Thursday, August 03, 2006

The Best Part is the Blessing


I was talking with my friend Phil Amerson this afternoon while he is out in San Diego. He is there attending a conference on Church Redevelopment. He's giving a speech on urban ministry and he wanted to read me some things he had put together. It's going to be one heck of a speech, I can tell. He talked about being a five year old and hearing a man call for his father, the preacher, from out in the street. Even at that young age, he said, he knew such sounds. And even though the man was using curse words in his calling out for his father, he knew that his father's presence with the man was redemptive. Phil says, "redemption is beautiful." He went on to say -- we've given up on redemption. I'm afraid he is right. I was talking with my friend Chad today and he was telling me about the district superintendent who told him and his congregation that he was being appointed there "as hospice." In other words he was telling the congregation, and this new young pastor, that they were dead. We have sold ourselves out for technique. We think that if we just did things right then everything would be okay. That's just not so. We can't fix the system. We can't even fix each other.

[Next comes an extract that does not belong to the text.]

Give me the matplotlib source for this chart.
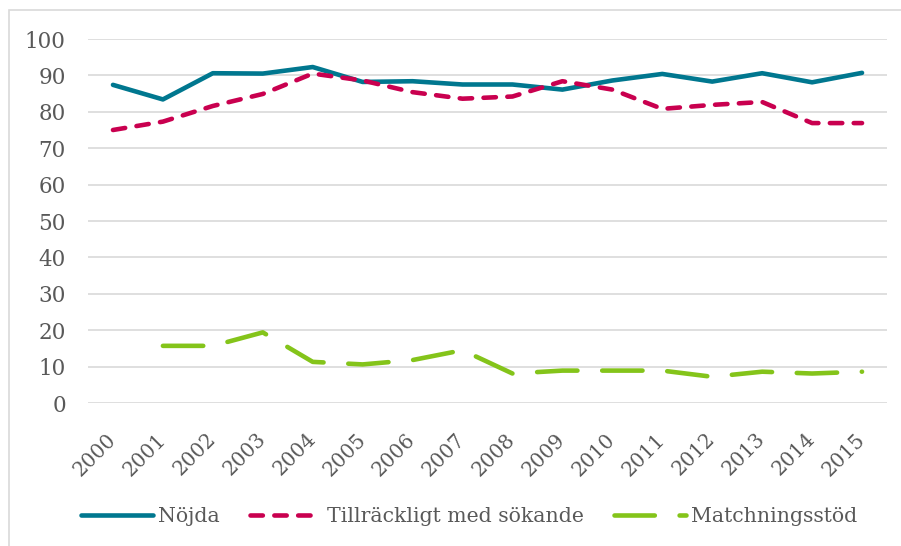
import numpy as np
import matplotlib
matplotlib.use("Agg")
import matplotlib.pyplot as plt
from matplotlib.patches import Rectangle

# values
years = [str(y) for y in range(2000, 2016)]
nojda = [87.4, 83.4, 90.6, 90.5, 92.3, 88.2, 88.4, 87.5, 87.5, 86.1, 88.6, 90.4, 88.3, 90.6, 88.1, 90.7]
tillrackligt = [75.0, 77.3, 81.6, 84.9, 90.5, 88.6, 85.4, 83.6, 84.2, 88.4, 86.1, 80.8, 81.9, 82.7, 76.9, 76.9]
matchning = [np.nan, 15.7, 15.7, 19.4, 11.3, 10.6, 11.8, 14.5, 8.1, 8.9, 8.9, 8.9, 7.2, 8.6, 8.1, 8.6]
yticks = list(range(0, 101, 10))

txt = "#595959"
plt.rcParams["font.family"] = ["DejaVu Serif"]

fig = plt.figure(figsize=(9.01, 5.46), dpi=100)
ax = fig.add_axes([88 / 901, 143 / 546, 799 / 901, 364 / 546])

# chart border (cut off at right and bottom in the reference)
fig.patches.append(Rectangle((9 / 901, -0.1), 1.2, (536 / 546) + 0.1, transform=fig.transFigure,
                             fill=False, edgecolor="#D9D9D9", linewidth=1.2))

x = np.arange(len(years))
lw = 3.3
ax.plot(x, nojda, color="#00778F", lw=lw, solid_capstyle="round", solid_joinstyle="round",
        label="Nöjda")
ax.plot(x, tillrackligt, color="#C9004F", lw=lw, dashes=(2.7, 2.5), dash_capstyle="round",
        dash_joinstyle="round", label="Tillräckligt med sökande")
ax.plot(x, matchning, color="#84C41A", lw=lw, dashes=(8.8, 5.4), dash_capstyle="round",
        dash_joinstyle="round", label="Matchningsstöd")

ax.set_xlim(-0.5, len(years) - 0.5)
ax.set_ylim(0, 100)
ax.set_yticks(yticks)
ax.set_yticklabels([str(v) for v in yticks])
ax.set_xticks(x)
ax.set_xticklabels(years, rotation=45, ha="right", va="center", rotation_mode="anchor")
ax.tick_params(axis="y", length=0, pad=16, labelsize=15.5, labelcolor=txt)
ax.tick_params(axis="x", length=0, pad=24, labelsize=14.5, labelcolor=txt)
ax.grid(axis="y", color="#D9D9D9", lw=1.2)
ax.set_axisbelow(True)
for s in ax.spines.values():
    s.set_visible(False)

leg = fig.legend(loc="center", bbox_to_anchor=(469 / 901, 1 - 517 / 546), ncol=3, frameon=False,
                 fontsize=14.7, handlelength=3.5, handletextpad=0.25, columnspacing=1.5,
                 labelcolor=txt)

fig.savefig("out.png", dpi=100)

Tonight I was on a panel on Health Care at a community forum at another church in our city. I was glad to be there. The keynote speaker -- a physician and politician from Kentucky was brilliant. But before he spoke and before the panelists spoke - there were testimonies from five people who have struggled with the high cost of health care and the effect on their lives and their families. They were moving and each one different. They all told a little different story of what it's like to be caught in a trap that they cannot find their way out. A grandmother spoke about her "million dollar grandson." She and her husband have lost their house as they have been helping their daughter and her husband to keep the medicine coming that the child needs to stay alive...and to keep the oxygen tank rented so that it wouldn't be repossessed when they child still needed it to breath. A man read a letter from his wife, who was supposed to be there to testify, but she was too ill. The letter ended with her cry that she sometimes wished she was dead so that she would no longer be a burden on her family. After the evening was over an acquaintenance came over to speak to me. The man with her thanked me for my words. She didn't. She said, "I wish we would have taken up an offering for Mr. Cooper [one of the testifiers] -- but I felt like they were just window dressing/entertainment for the experts." She took off her glasses as her eyes and nose glowed red -- "I don't like it when we do that." I understand her frustration. It would have been the one truly helpful thing that might have happened tonight. Every thing else was so much hot air -- and self congratulation that we all recognize the problem and that something must be done. But in the meantime we simply walk away from the stories that are shared. We don't talk with each other. Pray with each other. Encourage each other. We just look uncomfortable and move to the other side of the room and try not to make eye contact.

Back to urban ministry and Chad. I said to Phil what I had said to Chad earlier in the day. "Wouldn't it be great if a district superintendent would come to each of the churches in the city, would lay her/his hands on each member of the congregation -- would offer a word of thanksgiving to the gathered church -- in thanks for staying in the city when so many across the years had fled. Thank them for the blessing they are to the denomination. Thank them for bearing witness across the years to the grace and abundance of God in the midst of a downhill slide and increasing poverty. And then anoint each person in the congregation with oil." Why is it so hard to imagine such a thing. Instead all that can be imagined is that we would offer the latest technique to solve the problem. I don't mind the techniques. Some of them are quite good. They are good. But they aren't God. And that's the problem. There are plenty who will bear witness to the efficacy of the latest techniques...but instead of holding onto both the technique and the blessing -- the trust and faith in the redemptive power of God -- we think we can only have the technique and not the blessing. Man that sucks. The best part is the blessing. It's like getting oreos with all the insides scraped out.

Let me tell you I feel uncomfortable a lot -- a whole lot. The tears of the woman at the meeting tonight are a reminder that redemption is what we have to offer. Not answers - but listening and praying with each other...Not avoiding each other because we don't have an answer. So...my goal for tomorrow is to remember the best part is the blessing -- to offer it when I don't have any answers especially.